[Dataset rows]

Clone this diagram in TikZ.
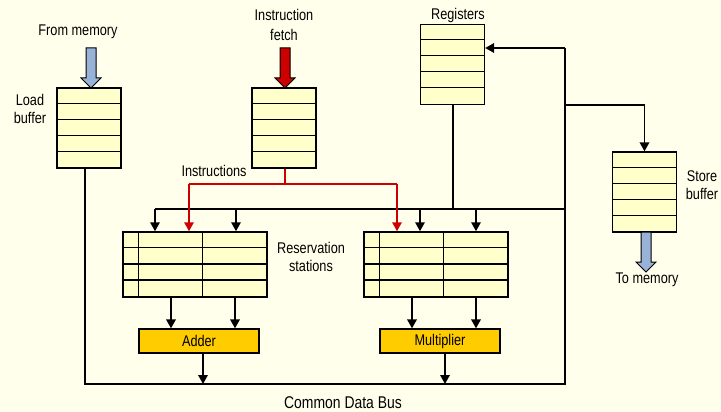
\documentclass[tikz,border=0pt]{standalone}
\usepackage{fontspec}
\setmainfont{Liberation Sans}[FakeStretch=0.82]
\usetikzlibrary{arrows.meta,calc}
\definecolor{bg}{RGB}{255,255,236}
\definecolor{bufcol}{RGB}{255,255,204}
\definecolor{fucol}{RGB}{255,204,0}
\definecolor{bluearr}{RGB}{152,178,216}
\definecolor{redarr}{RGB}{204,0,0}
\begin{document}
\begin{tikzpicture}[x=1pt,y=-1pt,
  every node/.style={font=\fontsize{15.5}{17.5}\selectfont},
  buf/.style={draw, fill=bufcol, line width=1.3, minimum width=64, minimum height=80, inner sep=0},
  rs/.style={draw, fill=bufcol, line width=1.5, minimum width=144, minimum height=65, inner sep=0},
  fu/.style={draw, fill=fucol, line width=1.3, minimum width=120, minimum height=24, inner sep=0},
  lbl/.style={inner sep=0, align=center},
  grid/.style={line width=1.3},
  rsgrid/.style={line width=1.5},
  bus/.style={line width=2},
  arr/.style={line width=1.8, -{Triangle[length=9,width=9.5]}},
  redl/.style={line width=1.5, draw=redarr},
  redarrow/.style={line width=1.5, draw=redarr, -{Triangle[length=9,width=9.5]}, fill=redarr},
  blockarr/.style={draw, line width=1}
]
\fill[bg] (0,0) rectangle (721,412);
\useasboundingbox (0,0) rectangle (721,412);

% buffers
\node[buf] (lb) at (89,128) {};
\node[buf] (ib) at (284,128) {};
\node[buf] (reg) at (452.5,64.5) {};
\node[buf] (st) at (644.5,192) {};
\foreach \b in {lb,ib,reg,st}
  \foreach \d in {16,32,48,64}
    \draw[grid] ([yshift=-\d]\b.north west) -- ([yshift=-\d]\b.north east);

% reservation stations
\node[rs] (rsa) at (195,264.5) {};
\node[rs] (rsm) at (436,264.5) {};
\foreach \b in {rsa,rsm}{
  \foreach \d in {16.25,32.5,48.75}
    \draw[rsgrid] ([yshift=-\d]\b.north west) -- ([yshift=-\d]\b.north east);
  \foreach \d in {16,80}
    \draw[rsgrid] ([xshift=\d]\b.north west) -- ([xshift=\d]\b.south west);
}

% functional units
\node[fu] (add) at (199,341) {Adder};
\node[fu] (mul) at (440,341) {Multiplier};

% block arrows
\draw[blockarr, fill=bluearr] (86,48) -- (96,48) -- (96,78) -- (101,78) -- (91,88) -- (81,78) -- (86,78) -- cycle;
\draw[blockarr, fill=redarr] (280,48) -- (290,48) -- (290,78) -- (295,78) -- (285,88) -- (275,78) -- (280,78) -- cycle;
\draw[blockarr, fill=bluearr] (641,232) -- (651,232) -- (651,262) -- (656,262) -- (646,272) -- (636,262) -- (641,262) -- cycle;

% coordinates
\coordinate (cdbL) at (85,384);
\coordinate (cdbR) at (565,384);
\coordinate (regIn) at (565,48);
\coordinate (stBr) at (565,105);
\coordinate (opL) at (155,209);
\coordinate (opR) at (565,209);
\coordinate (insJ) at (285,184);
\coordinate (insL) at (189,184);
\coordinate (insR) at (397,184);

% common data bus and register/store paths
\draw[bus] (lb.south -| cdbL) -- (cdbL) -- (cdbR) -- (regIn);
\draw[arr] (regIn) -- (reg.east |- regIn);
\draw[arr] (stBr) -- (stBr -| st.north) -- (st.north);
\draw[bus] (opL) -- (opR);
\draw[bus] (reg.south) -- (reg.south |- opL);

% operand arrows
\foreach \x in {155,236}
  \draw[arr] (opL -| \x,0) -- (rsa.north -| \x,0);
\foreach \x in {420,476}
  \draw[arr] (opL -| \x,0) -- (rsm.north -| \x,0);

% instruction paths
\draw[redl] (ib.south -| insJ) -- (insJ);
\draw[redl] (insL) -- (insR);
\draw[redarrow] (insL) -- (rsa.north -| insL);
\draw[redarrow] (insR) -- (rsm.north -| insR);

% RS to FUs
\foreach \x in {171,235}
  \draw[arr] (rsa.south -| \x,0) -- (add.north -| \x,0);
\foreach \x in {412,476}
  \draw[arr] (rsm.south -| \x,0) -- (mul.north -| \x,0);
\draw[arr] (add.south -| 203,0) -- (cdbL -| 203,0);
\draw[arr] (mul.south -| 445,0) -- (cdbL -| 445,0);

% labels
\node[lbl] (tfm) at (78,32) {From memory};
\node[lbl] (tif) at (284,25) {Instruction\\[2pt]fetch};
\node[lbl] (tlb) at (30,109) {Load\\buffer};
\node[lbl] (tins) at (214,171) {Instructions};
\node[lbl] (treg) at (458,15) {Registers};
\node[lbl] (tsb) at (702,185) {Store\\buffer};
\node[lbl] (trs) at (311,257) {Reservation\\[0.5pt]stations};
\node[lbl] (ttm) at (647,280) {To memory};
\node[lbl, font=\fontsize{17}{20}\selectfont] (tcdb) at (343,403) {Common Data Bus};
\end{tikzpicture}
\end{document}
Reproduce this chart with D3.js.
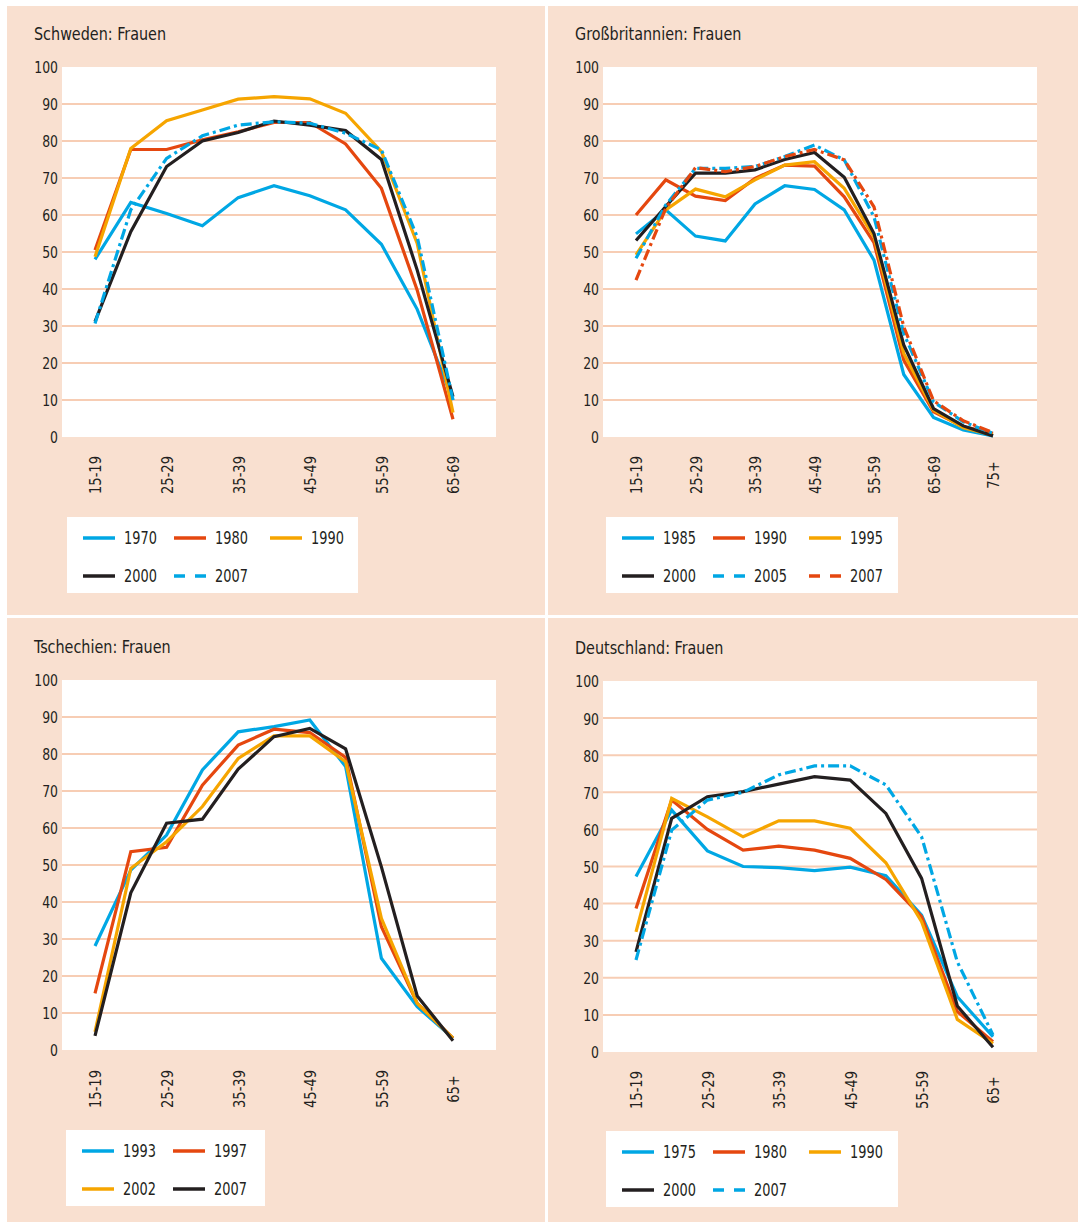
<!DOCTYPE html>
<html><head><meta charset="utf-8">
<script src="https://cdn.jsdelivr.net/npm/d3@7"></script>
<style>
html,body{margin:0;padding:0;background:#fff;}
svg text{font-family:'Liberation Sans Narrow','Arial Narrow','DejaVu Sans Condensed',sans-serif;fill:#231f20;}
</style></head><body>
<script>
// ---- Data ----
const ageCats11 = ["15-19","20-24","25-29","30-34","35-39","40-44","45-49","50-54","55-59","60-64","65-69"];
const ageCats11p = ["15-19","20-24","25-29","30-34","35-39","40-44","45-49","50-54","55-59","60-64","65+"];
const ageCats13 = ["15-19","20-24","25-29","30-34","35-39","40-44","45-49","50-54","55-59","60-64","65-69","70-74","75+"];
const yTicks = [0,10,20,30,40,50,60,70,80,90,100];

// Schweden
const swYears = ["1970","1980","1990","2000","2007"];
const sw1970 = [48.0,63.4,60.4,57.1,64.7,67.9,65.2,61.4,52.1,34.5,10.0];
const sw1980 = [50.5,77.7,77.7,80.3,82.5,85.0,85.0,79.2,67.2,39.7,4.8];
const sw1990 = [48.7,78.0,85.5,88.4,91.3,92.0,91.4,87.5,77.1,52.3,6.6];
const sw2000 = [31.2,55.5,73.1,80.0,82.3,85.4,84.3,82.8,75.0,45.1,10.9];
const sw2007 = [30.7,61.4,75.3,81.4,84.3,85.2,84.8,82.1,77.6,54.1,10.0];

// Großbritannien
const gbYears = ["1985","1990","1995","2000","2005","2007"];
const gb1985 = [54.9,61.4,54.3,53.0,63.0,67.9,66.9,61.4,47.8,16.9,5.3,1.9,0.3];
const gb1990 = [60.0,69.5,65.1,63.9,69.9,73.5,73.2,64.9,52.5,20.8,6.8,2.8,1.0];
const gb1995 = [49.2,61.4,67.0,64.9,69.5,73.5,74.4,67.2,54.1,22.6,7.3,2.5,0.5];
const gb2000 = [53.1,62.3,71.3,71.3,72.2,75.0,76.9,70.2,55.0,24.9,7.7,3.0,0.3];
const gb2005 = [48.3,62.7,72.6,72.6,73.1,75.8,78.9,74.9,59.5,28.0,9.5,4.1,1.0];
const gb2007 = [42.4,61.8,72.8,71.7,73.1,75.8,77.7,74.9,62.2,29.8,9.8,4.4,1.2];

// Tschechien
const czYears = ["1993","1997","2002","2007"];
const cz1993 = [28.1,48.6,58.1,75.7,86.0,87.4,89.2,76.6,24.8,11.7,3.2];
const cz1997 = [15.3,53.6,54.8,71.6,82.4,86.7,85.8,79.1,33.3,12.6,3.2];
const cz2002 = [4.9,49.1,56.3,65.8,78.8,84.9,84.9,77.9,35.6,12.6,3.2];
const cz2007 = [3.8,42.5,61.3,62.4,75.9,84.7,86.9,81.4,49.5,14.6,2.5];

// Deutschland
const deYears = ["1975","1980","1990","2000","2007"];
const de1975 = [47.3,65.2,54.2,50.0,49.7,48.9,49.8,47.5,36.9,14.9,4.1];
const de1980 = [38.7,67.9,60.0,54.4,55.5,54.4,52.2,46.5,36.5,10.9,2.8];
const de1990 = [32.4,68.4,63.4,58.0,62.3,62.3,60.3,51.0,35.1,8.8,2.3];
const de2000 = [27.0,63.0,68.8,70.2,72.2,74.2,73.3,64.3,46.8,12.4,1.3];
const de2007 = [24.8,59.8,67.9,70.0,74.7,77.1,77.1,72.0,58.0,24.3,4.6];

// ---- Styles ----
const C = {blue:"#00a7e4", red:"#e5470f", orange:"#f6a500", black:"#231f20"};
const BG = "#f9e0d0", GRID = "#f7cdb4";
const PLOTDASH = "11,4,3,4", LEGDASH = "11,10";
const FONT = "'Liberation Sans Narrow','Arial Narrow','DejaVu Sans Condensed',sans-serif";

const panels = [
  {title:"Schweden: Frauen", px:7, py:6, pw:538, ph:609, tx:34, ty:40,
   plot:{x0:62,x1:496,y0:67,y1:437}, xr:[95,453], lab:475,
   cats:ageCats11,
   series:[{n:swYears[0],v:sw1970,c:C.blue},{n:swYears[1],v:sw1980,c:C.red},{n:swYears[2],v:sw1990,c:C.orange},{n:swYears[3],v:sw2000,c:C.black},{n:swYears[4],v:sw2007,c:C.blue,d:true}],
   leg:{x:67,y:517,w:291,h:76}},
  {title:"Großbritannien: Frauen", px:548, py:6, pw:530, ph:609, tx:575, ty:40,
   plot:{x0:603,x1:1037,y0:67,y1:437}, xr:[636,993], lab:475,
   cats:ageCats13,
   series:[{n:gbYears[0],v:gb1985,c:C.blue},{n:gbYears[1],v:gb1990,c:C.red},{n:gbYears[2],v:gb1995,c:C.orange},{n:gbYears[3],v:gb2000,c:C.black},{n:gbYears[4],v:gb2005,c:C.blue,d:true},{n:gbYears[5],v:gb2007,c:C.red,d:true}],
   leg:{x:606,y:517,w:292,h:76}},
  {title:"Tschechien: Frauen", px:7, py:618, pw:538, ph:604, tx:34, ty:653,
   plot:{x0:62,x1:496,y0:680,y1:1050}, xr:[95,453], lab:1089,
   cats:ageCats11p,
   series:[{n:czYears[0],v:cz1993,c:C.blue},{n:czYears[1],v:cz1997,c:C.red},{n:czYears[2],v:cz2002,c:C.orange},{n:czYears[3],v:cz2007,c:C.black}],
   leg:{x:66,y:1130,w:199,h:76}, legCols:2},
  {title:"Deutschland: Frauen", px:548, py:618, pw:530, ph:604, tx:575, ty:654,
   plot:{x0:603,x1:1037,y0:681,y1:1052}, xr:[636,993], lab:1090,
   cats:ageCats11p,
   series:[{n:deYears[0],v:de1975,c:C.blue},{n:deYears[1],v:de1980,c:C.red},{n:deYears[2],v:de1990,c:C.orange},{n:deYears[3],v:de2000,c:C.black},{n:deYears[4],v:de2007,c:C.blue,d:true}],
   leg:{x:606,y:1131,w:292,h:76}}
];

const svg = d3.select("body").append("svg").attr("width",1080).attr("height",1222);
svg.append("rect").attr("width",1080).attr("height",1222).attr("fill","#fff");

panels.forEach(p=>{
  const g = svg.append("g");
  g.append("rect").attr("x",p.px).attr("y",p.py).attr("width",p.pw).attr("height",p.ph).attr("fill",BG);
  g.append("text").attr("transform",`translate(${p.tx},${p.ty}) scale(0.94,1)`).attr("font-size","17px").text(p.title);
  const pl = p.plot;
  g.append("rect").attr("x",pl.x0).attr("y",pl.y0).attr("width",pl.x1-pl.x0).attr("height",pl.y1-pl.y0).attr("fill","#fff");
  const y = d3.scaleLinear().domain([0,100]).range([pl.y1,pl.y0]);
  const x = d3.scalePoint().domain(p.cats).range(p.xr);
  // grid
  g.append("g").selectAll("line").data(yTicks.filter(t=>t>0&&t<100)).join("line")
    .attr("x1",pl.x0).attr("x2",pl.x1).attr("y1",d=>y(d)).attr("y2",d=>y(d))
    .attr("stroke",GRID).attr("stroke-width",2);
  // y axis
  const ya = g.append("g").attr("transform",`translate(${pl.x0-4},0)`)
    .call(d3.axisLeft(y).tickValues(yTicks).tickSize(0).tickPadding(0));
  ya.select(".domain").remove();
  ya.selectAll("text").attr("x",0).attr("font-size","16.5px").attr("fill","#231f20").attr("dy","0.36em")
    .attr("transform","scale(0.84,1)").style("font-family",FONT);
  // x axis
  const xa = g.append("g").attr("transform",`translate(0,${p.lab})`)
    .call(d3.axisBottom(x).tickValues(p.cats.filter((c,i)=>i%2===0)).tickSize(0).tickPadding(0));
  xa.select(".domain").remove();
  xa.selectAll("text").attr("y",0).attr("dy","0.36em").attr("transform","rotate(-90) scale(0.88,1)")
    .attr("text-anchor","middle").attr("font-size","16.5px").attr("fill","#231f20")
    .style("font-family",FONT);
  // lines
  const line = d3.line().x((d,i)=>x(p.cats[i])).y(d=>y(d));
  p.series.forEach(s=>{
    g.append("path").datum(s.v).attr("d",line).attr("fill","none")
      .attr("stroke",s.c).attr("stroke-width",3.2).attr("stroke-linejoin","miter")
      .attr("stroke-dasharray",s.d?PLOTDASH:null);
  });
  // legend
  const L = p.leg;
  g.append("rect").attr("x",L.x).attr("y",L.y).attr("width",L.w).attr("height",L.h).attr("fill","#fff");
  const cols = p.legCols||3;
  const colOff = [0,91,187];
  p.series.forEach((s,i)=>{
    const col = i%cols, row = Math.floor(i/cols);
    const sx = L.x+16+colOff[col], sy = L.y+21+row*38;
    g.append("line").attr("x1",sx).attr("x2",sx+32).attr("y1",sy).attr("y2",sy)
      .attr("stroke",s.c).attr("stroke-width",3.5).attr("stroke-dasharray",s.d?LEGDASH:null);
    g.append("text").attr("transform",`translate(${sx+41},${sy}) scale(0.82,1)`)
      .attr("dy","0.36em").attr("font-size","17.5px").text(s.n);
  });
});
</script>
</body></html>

WHAT IS BEING ASKED. Exactly as they stand, quote the lines beginning with the one that contains "Reproduce this chart with D3.js." and ending with the one that contains "const yTicks = [0,10,20,30,40,50,60,70,80,90,100];", with no pictures.

RESPONSE TO THIS EXERCISE.
Reproduce this chart with D3.js.
<!DOCTYPE html>
<html><head><meta charset="utf-8">
<script src="https://cdn.jsdelivr.net/npm/d3@7"></script>
<style>
html,body{margin:0;padding:0;background:#fff;}
svg text{font-family:'Liberation Sans Narrow','Arial Narrow','DejaVu Sans Condensed',sans-serif;fill:#231f20;}
</style></head><body>
<script>
// ---- Data ----
const ageCats11 = ["15-19","20-24","25-29","30-34","35-39","40-44","45-49","50-54","55-59","60-64","65-69"];
const ageCats11p = ["15-19","20-24","25-29","30-34","35-39","40-44","45-49","50-54","55-59","60-64","65+"];
const ageCats13 = ["15-19","20-24","25-29","30-34","35-39","40-44","45-49","50-54","55-59","60-64","65-69","70-74","75+"];
const yTicks = [0,10,20,30,40,50,60,70,80,90,100];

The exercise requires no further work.